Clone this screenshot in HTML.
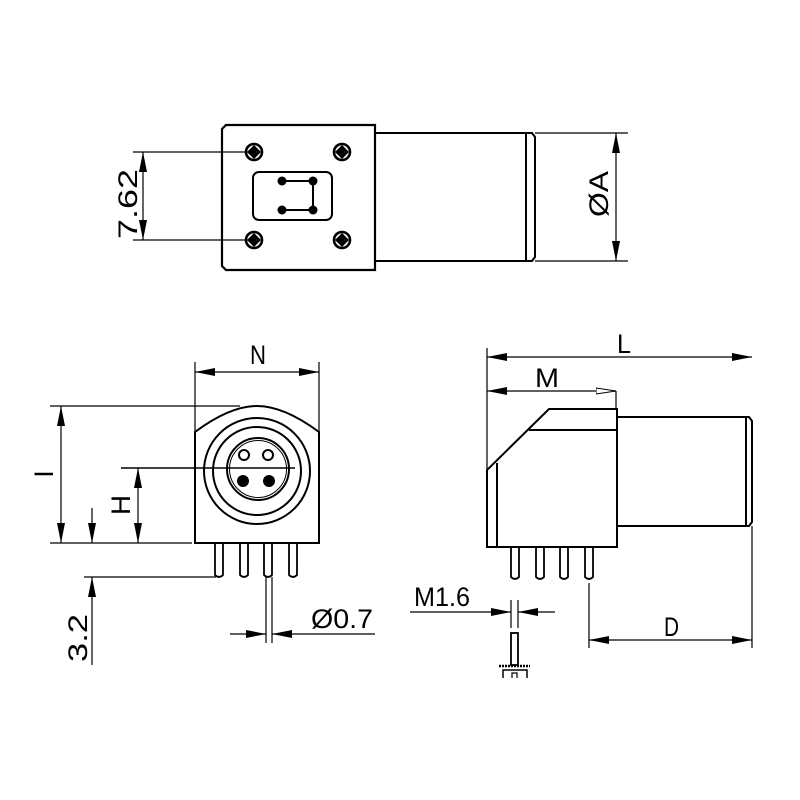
<!DOCTYPE html>
<html><head><meta charset="utf-8"><style>
html,body{margin:0;padding:0;background:#fff;width:800px;height:800px;overflow:hidden}
text{font-family:"Liberation Sans",sans-serif;fill:#000}
</style></head><body>
<svg width="800" height="800" viewBox="0 0 800 800" xmlns="http://www.w3.org/2000/svg">
<defs>
<marker id="a" viewBox="0 0 20 8" refX="20" refY="4" markerWidth="20" markerHeight="8" markerUnits="userSpaceOnUse" orient="auto-start-reverse"><path d="M0,0 L20,4 L0,8 Z" fill="#000"/></marker>
<marker id="h" viewBox="0 0 20 8" refX="20" refY="4" markerWidth="20" markerHeight="8" markerUnits="userSpaceOnUse" orient="auto"><path d="M0,1 L20,4 L0,7 Z" fill="#fff" stroke="#000" stroke-width="1"/></marker>
</defs>
<g fill="none" stroke="#000" stroke-width="1.2">
<!-- TOP VIEW -->
<path d="M226,125 L375,125 L375,270 L226,270 L222,266 L222,129 Z" stroke-width="2.2"/>
<path d="M375,133 L526,133 L526,261 L375,261" stroke-width="2"/>
<path d="M526,133 L532,133 L535,137 L535,257 L532,261 L526,261" stroke-width="2"/>
<rect x="253" y="172" width="79" height="48" rx="6" stroke-width="2"/>
<path d="M282,181 L313,181 L313,210 L282,210" stroke-width="2"/>
<g fill="#000" stroke="none">
<circle cx="282" cy="181" r="4.5"/><circle cx="313" cy="181" r="4.5"/><circle cx="282" cy="210" r="4.5"/><circle cx="313" cy="210" r="4.5"/>
</g>
<g stroke-width="2.6">
<circle cx="254" cy="152" r="8"/><circle cx="342" cy="152" r="8"/><circle cx="254" cy="240" r="8"/><circle cx="342" cy="240" r="8"/>
</g>
<g fill="#000" stroke="none">
<path d="M254,145 L261,152 L254,159 L247,152Z"/><path d="M342,145 L349,152 L342,159 L335,152Z"/>
<path d="M254,233 L261,240 L254,247 L247,240Z"/><path d="M342,233 L349,240 L342,247 L335,240Z"/>
</g>
<line x1="133" y1="152" x2="246" y2="152"/><line x1="133" y1="240" x2="246" y2="240"/>
<line x1="143" y1="176" x2="143" y2="152" marker-end="url(#a)"/>
<line x1="143" y1="216" x2="143" y2="240" marker-end="url(#a)"/>
<line x1="143" y1="176" x2="143" y2="216"/>
<line x1="535" y1="133" x2="628" y2="133"/><line x1="535" y1="261" x2="628" y2="261"/>
<line x1="616" y1="197" x2="616" y2="133" marker-end="url(#a)"/>
<line x1="616" y1="197" x2="616" y2="261" marker-end="url(#a)"/>

<!-- FRONT VIEW -->
<path d="M195,543 L195,432 Q230,406 257,406 Q284,406 319,432 L319,543 Z" stroke-width="2"/>
<circle cx="257" cy="471" r="53" stroke-width="2"/>
<circle cx="257" cy="471" r="44" stroke-width="2"/>
<circle cx="258" cy="469" r="31" stroke-width="2"/>
<circle cx="258" cy="469" r="28.5" stroke-width="1"/>
<circle cx="244" cy="455" r="5" stroke-width="2"/><circle cx="268" cy="455" r="5" stroke-width="2"/>
<circle cx="243" cy="481" r="6" fill="#000" stroke="none"/><circle cx="269" cy="481" r="6" fill="#000" stroke="none"/>
<line x1="121" y1="468" x2="295" y2="468" stroke-width="1.5"/>
<g stroke-width="1.8">
<path d="M215,543 V575 Q219,579 223,575 V543"/>
<path d="M240,543 V575 Q244,579 248,575 V543"/>
<path d="M264,543 V575 Q268,579 272,575 V543"/>
<path d="M289,543 V575 Q293,579 297,575 V543"/>
</g>
<line x1="50" y1="406" x2="240" y2="406"/><line x1="50" y1="543" x2="192" y2="543"/>
<line x1="61" y1="474" x2="61" y2="406" marker-end="url(#a)"/><line x1="61" y1="474" x2="61" y2="543" marker-end="url(#a)"/>
<line x1="138" y1="505" x2="138" y2="468" marker-end="url(#a)"/><line x1="138" y1="505" x2="138" y2="543" marker-end="url(#a)"/>
<line x1="92" y1="508" x2="92" y2="543" marker-end="url(#a)"/>
<line x1="92" y1="665" x2="92" y2="577" marker-end="url(#a)"/>
<line x1="84" y1="577" x2="216" y2="577"/>
<line x1="195" y1="362" x2="195" y2="432"/><line x1="319" y1="362" x2="319" y2="432"/>
<line x1="257" y1="372" x2="195" y2="372" marker-end="url(#a)"/><line x1="257" y1="372" x2="319" y2="372" marker-end="url(#a)"/>
<line x1="266" y1="577" x2="266" y2="643"/><line x1="272" y1="577" x2="272" y2="643"/>
<line x1="230" y1="634" x2="266" y2="634" marker-end="url(#a)"/>
<line x1="375" y1="634" x2="272" y2="634" marker-end="url(#a)"/>

<!-- SIDE VIEW -->
<path d="M487,547 L487,470 L549,409 L617,409 L617,547 Z" stroke-width="2"/>
<line x1="497" y1="463" x2="497" y2="547" stroke-width="2"/>
<line x1="529" y1="430" x2="617" y2="430" stroke-width="2"/>
<path d="M617,417 L746,417 L746,526 L617,526" stroke-width="2"/>
<path d="M746,417 L749,417 L752,421 L752,522 L749,526 L746,526" stroke-width="2"/>
<g stroke-width="1.8">
<path d="M511,547 V577 Q515,581 519,577 V547"/>
<path d="M536,547 V577 Q540,581 544,577 V547"/>
<path d="M560,547 V577 Q564,581 568,577 V547"/>
<path d="M585,547 V577 Q589,581 593,577 V547"/>
</g>
<line x1="487" y1="348" x2="487" y2="470"/>
<line x1="620" y1="357" x2="487" y2="357" marker-end="url(#a)"/><line x1="620" y1="357" x2="752" y2="357" marker-end="url(#a)"/>
<line x1="550" y1="391" x2="487" y2="391" marker-end="url(#a)"/><line x1="550" y1="391" x2="616" y2="391" marker-end="url(#h)"/>
<line x1="616" y1="391" x2="616" y2="409"/>
<line x1="589" y1="583" x2="589" y2="648"/><line x1="752" y1="526" x2="752" y2="648"/>
<line x1="670" y1="640" x2="589" y2="640" marker-end="url(#a)"/><line x1="670" y1="640" x2="752" y2="640" marker-end="url(#a)"/>
<line x1="410" y1="612" x2="511" y2="612" marker-end="url(#a)"/>
<line x1="555" y1="612" x2="518" y2="612" marker-end="url(#a)"/>
<line x1="511" y1="600" x2="511" y2="628"/><line x1="518" y1="600" x2="518" y2="628"/>
<rect x="511" y="633" width="7" height="32" stroke-width="1.8"/>
<line x1="499" y1="666" x2="530" y2="666" stroke-width="2.5" stroke-dasharray="2,1"/>
<path d="M503,678 V670 H527 V678" stroke-width="1.5"/>
<path d="M512,678 V673 H517 V678" stroke-width="1.2"/>
</g>
<g font-size="27">
<text transform="translate(137,204) rotate(-90)" text-anchor="middle" textLength="70" lengthAdjust="spacingAndGlyphs">7.62</text>
<text transform="translate(608,194) rotate(-90)" text-anchor="middle" textLength="46" lengthAdjust="spacingAndGlyphs">ØA</text>
<text x="258" y="364" text-anchor="middle" textLength="16" lengthAdjust="spacingAndGlyphs">N</text>
<text transform="translate(53,474) rotate(-90)" text-anchor="middle">I</text>
<text transform="translate(130,505) rotate(-90)" text-anchor="middle" textLength="20" lengthAdjust="spacingAndGlyphs">H</text>
<text transform="translate(87,638) rotate(-90)" text-anchor="middle" textLength="48" lengthAdjust="spacingAndGlyphs">3.2</text>
<text x="311" y="628" textLength="62" lengthAdjust="spacingAndGlyphs">Ø0.7</text>
<text x="617" y="353" textLength="14" lengthAdjust="spacingAndGlyphs">L</text>
<text x="535" y="387" textLength="24" lengthAdjust="spacingAndGlyphs">M</text>
<text x="414" y="606" textLength="56" lengthAdjust="spacingAndGlyphs">M1.6</text>
<text x="664" y="636" textLength="15" lengthAdjust="spacingAndGlyphs">D</text>
</g>
</svg>
</body></html>
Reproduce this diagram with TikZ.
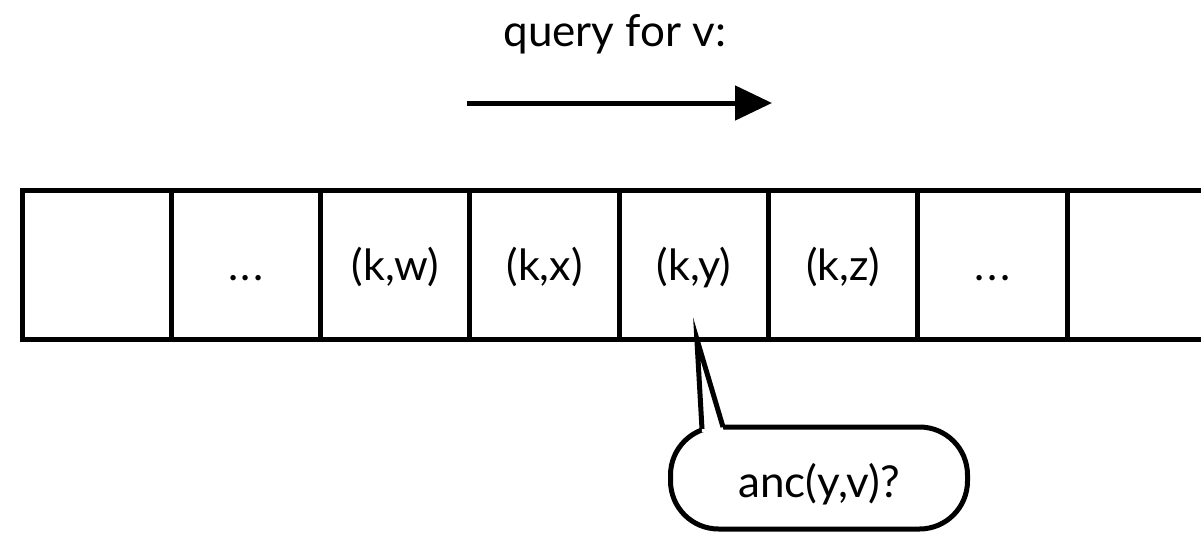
\documentclass[tikz,border=0pt]{standalone}
\usepackage{fontspec}
\setmainfont{Lato}
\usetikzlibrary{arrows.meta,calc}
\newcommand{\gapdots}{.\kern2.5pt.\kern2.5pt.}
\tikzset{
  cell/.style={draw, line width=5pt, outer sep=0pt, minimum width=149.3pt,
    minimum height=149pt, inner sep=0pt, text height=31pt, text depth=0pt,
    font=\fontsize{43}{49}\selectfont, anchor=west},
  heading/.style={font=\fontsize{44}{50}\selectfont, inner sep=0pt},
  bubble/.style={draw, line width=5pt, outer sep=0pt, rounded corners=48pt,
    minimum width=297pt, minimum height=102pt, inner sep=0pt,
    text height=38pt, text depth=0pt, font=\fontsize{44}{50}\selectfont},
  flow/.style={line width=5pt, -{Triangle[length=37pt,width=34pt]}}
}
\begin{document}
\begin{tikzpicture}[x=1pt,y=-1pt]
\useasboundingbox (0,0) rectangle (1201,533);
% row of slots
\node[cell] (c1) at (22,264.5) {};
\node[cell] (c2) at (c1.east) {\gapdots};
\node[cell] (c3) at (c2.east) {(k,w)};
\node[cell] (c4) at (c3.east) {(k,x)};
\node[cell] (c5) at (c4.east) {(k,y)};
\node[cell] (c6) at (c5.east) {(k,z)};
\node[cell] (c7) at (c6.east) {\gapdots};
\node[cell] (c8) at (c7.east) {};
% scan direction
\node[heading, anchor=base] (q) at (615,46) {query for v:};
\coordinate (astart) at (467,103);
\coordinate (aend) at (772,103);
\draw[flow] (astart) -- (aend);
% speech bubble
\node[bubble] (b) at (819,478) {anc(y,v)?};
\coordinate (tip) at ($(c5.south)+(3,0)$);
\coordinate (bl) at (702,432);
\coordinate (br) at (724,432);
\fill[white] (bl) -- (tip) -- (br) -- cycle;
\draw[line width=5pt, line join=miter] ($(bl)+(0,-3)$) -- (tip) -- ($(br)+(-1,-5)$);
\end{tikzpicture}
\end{document}
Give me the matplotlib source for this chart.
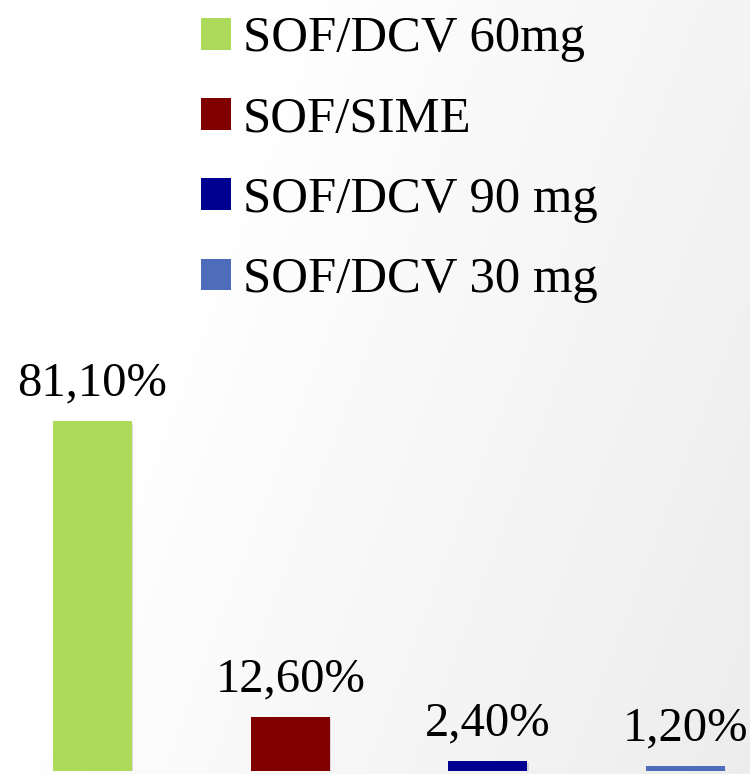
========================================================================
## [To do]
Check every line of the data above for the string "this", and copy those that have it.

## [Complete answer]
Clone this screenshot in HTML.
Reproduce this diagram with TikZ.
Give me the matplotlib source for this chart.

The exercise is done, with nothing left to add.